Primary and Secondary Education

These posts look at reform issues specific to primary or secondary education.

  1. The Outcry Over Preschool Test-Prep and ‘Gifted’ Kindergartens. This post takes a look at the idea of prepping very young students for test-taking as well as other issues such as early labeling of children as “gifted” and unrealistic expectations for preschoolers.
  2. Urging Solutions on ‘Chronic Absence’ in Elementary Schools. Discovering exactly why absenteeism is occurring in elementary schools, especially among those in poverty, is the first step in solving the problem, which negatively impacts the learning for these young students.
  3. The Proliferation of Federal High School Intervention Programs. Learn about a few federal programs to help reduce the high-school dropout rates and find out if they are successful.
  4. After high school, what happens? This post highlights the need for data collection to measure the success (or lack thereof) of the educational system that delivers students to college.
  5. College success gap. See the statistics on the success gap of college-bound minority and low-income students as well as some thoughts on why this gap may be occurring.
  6. The Other Thirteen. While many alternative schools provide an opportunity for educating students who might not succeed in a traditional school, this post makes a strong argument for why keeping a focus on reform in traditional schools is still important.
  7. Willingham on Online Teaching. This post includes a link to an article in The Washington Post that describes how teachers’ relationships with online students in K-12 environments are strong and actually have benefits over the relationships formed in a traditional classroom.

Higher Education

Take a look at what’s going on in the world of higher education reform with these posts.
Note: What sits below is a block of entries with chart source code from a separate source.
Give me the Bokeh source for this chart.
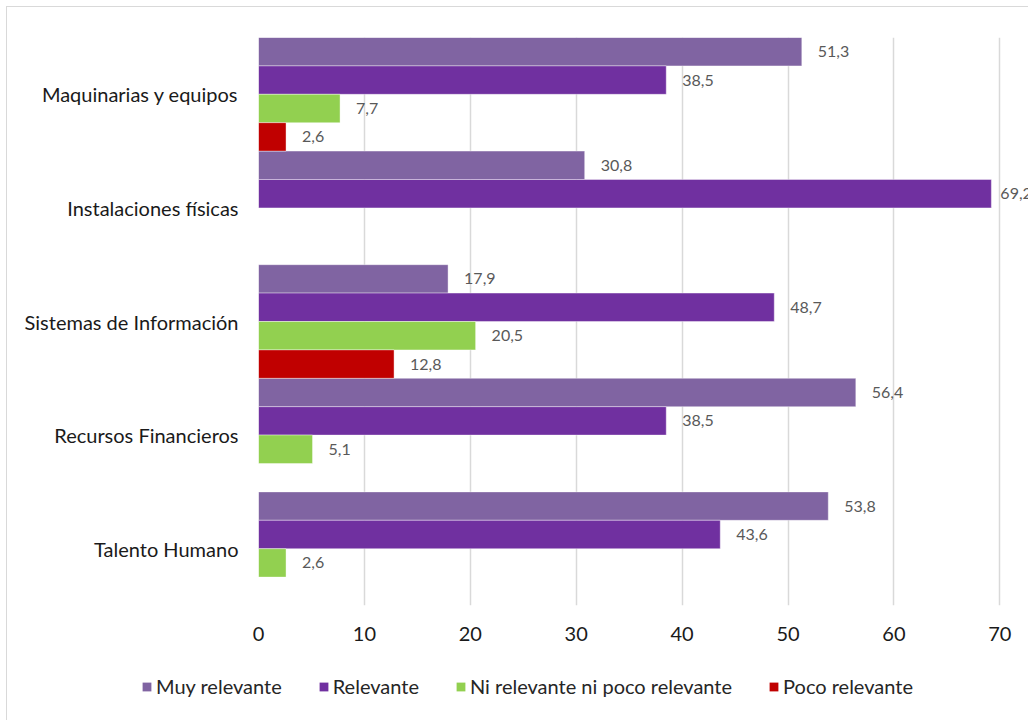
from bokeh.plotting import figure
from bokeh.models import (FactorRange, Range1d, Legend, LegendItem,
                          ColumnDataSource, FixedTicker)
from bokeh.transform import dodge
from bokeh.core.properties import value
from bokeh.embed import file_html
from bokeh.resources import INLINE

# Categories listed bottom to top
categories = ["Talento Humano", "Recursos Financieros", "Sistemas de Información",
              "Instalaciones físicas", "Maquinarias y equipos"]

muy_relevante = [53.8, 56.4, 17.9, 30.8, 51.3]
relevante = [43.6, 38.5, 48.7, 69.2, 38.5]
ni_relevante = [2.6, 5.1, 20.5, 0.0, 7.7]
poco_relevante = [0.0, 0.0, 12.8, 0.0, 2.6]

series_names = ["Muy relevante", "Relevante", "Ni relevante ni poco relevante", "Poco relevante"]
series_values = [muy_relevante, relevante, ni_relevante, poco_relevante]
series_colors = ["#8064A2", "#7030A0", "#92D050", "#C00000"]
offsets = [0.375, 0.125, -0.125, -0.375]

x_ticks = [0, 10, 20, 30, 40, 50, 60, 70]
x_max = 72.8

FONT = "Lato"

p = figure(width=1022, height=646, output_backend="svg", toolbar_location=None,
           y_range=FactorRange(*categories, range_padding=0),
           x_range=Range1d(0, x_max),
           min_border_left=251, min_border_right=0, min_border_top=30, min_border_bottom=48)
p.outline_line_color = None
p.background_fill_color = "white"
p.border_fill_color = "white"
p.styles = {"border-top": "1px solid #d9d9d9", "border-left": "1px solid #d9d9d9",
            "margin-left": "6px", "margin-top": "6px"}

for name, vals, color, off in zip(series_names, series_values, series_colors, offsets):
    cats = [c for c, v in zip(categories, vals) if v > 0]
    vs = [v for v in vals if v > 0]
    # labels near the right edge sit closer to their bar
    xoffs = [9 if v > 0.9 * x_max else 16 for v in vs]
    src = ColumnDataSource(dict(cat=cats, val=vs, xo=xoffs,
                                lbl=[f"{v:.1f}".replace(".", ",") for v in vs]))
    p.hbar(y=dodge("cat", off, range=p.y_range), right="val", left=0, height=0.25,
           source=src, fill_color=color, line_color="white", line_alpha=0.4, line_width=1)
    p.text(x="val", y=dodge("cat", off, range=p.y_range), text="lbl", source=src,
           x_offset="xo", text_baseline="middle", text_align="left",
           text_font=value(FONT), text_font_size="16px", text_color="#595959")

# Axes
p.xaxis.ticker = FixedTicker(ticks=x_ticks)
p.xaxis.axis_line_color = None
p.xaxis.major_tick_line_color = None
p.xaxis.minor_tick_line_color = None
p.xaxis.major_label_standoff = 15
p.xaxis.major_label_text_font = FONT
p.xaxis.major_label_text_font_size = "20px"
p.xaxis.major_label_text_color = "#1a1a1a"

p.yaxis.axis_line_color = None
p.yaxis.major_tick_line_color = None
p.yaxis.major_tick_out = 0
p.yaxis.major_label_standoff = 20
p.yaxis.major_label_text_font = FONT
p.yaxis.major_label_text_font_size = "20px"
p.yaxis.major_label_text_color = "#1a1a1a"

p.ygrid.grid_line_color = None
p.xgrid.ticker = FixedTicker(ticks=x_ticks)
p.xgrid.grid_line_color = "#d9d9d9"
p.xgrid.grid_line_width = 1.5

# Legend strip under the chart
lf = figure(width=1022, height=68, output_backend="svg", toolbar_location=None,
            x_range=Range1d(0, 1), y_range=Range1d(0, 1),
            x_axis_location=None, y_axis_location=None,
            min_border_left=0, min_border_right=0, min_border_top=0, min_border_bottom=0)
lf.outline_line_color = None
lf.grid.grid_line_color = None
lf.styles = {"border-left": "1px solid #d9d9d9", "margin-left": "6px"}
swatches = []
for name, color in zip(series_names, series_colors):
    # zero-length bar, only used for the legend swatch
    r = lf.hbar(y=[0.5], right=[0], left=0, height=0.25, fill_color=color, line_color=None)
    swatches.append(LegendItem(label=name, renderers=[r]))

legend = Legend(items=swatches, orientation="horizontal", location=(134, 22),
                glyph_width=11, glyph_height=11, label_standoff=4, spacing=36,
                padding=0, margin=0, background_fill_alpha=0, border_line_color=None,
                label_text_font=FONT, label_text_font_size="20px", label_text_color="#262626",
                label_height=11)
lf.add_layout(legend)

open("out.html", "w").write(file_html([p, lf], INLINE))
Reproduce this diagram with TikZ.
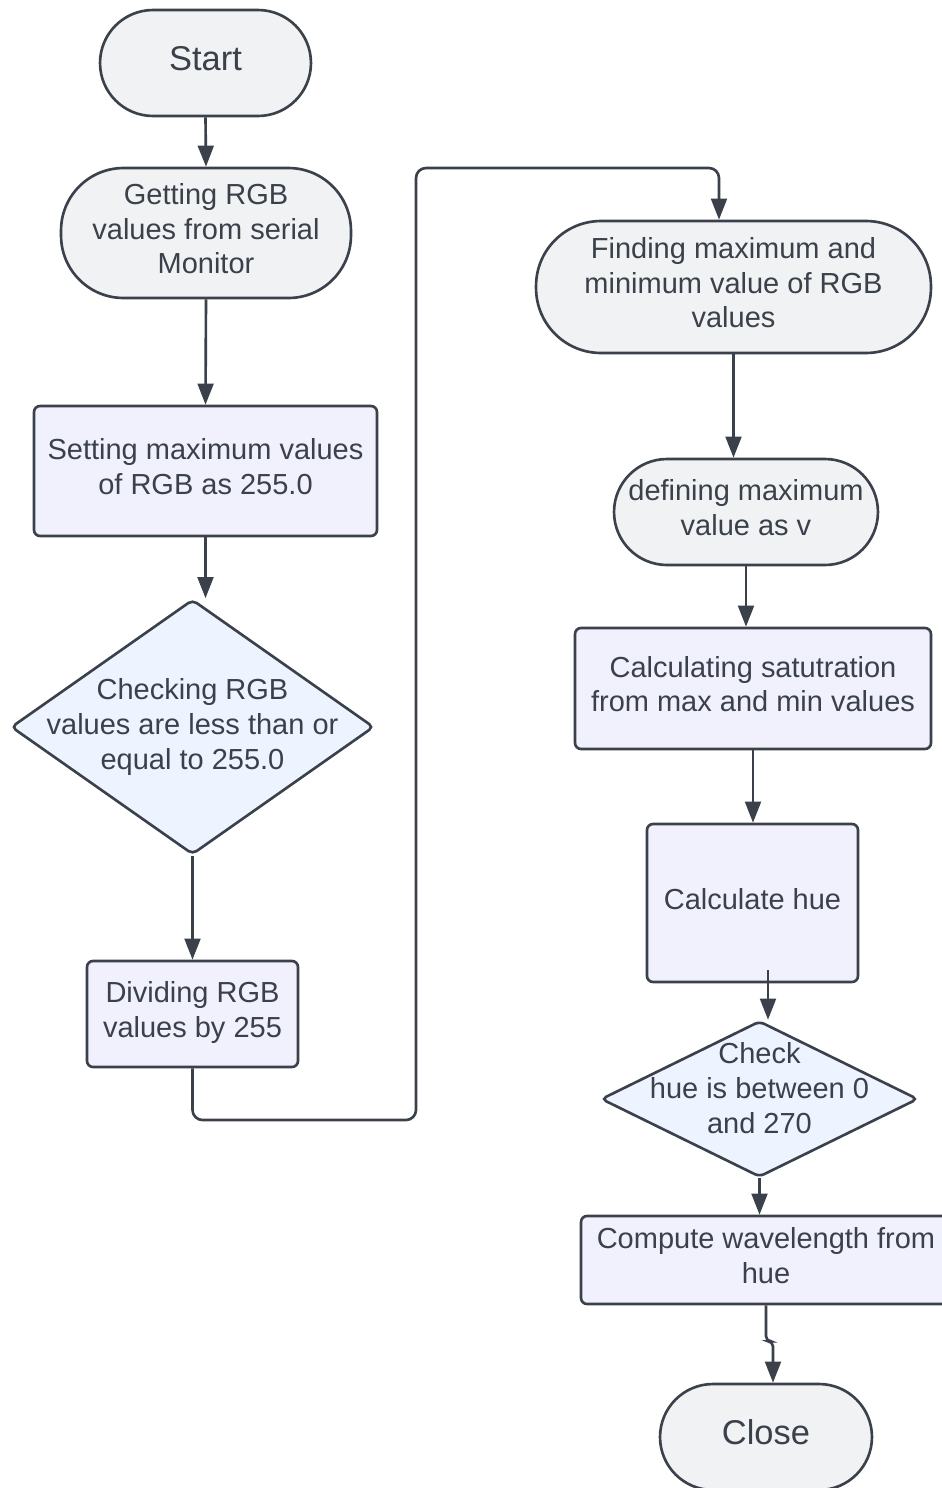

  1. At Long Last, Department of Education Puts the Interests of Students First. This blog post describes preliminary proposals that will help regulate and prevent against unscrupulous for-profit colleges taking advantage of working-class students.
  2. Higher Ed by the Numbers. The data in this post provides many good reasons why student loan reform is desperately needed.
  3. Claiborne Pell’s Unfulfilled Legacy. Set against the backdrop of the Pell grant, this post describes why the cost of college must be addressed and corrected.
  4. We need more reporting like this…. This post shares an article out of Canada that explores the international problem of an increasing gender gap on campuses.
  5. Tuition Tax Turmoil. In the ongoing discussion of the high cost of a college education, this post describes yet another increase in the cost of school and the uproar over it.
  6. Fast Track, Slow Ride, Grow Up. Nancy Flanagan proposes that extending college and putting off entering the real world doesn’t do students any favors.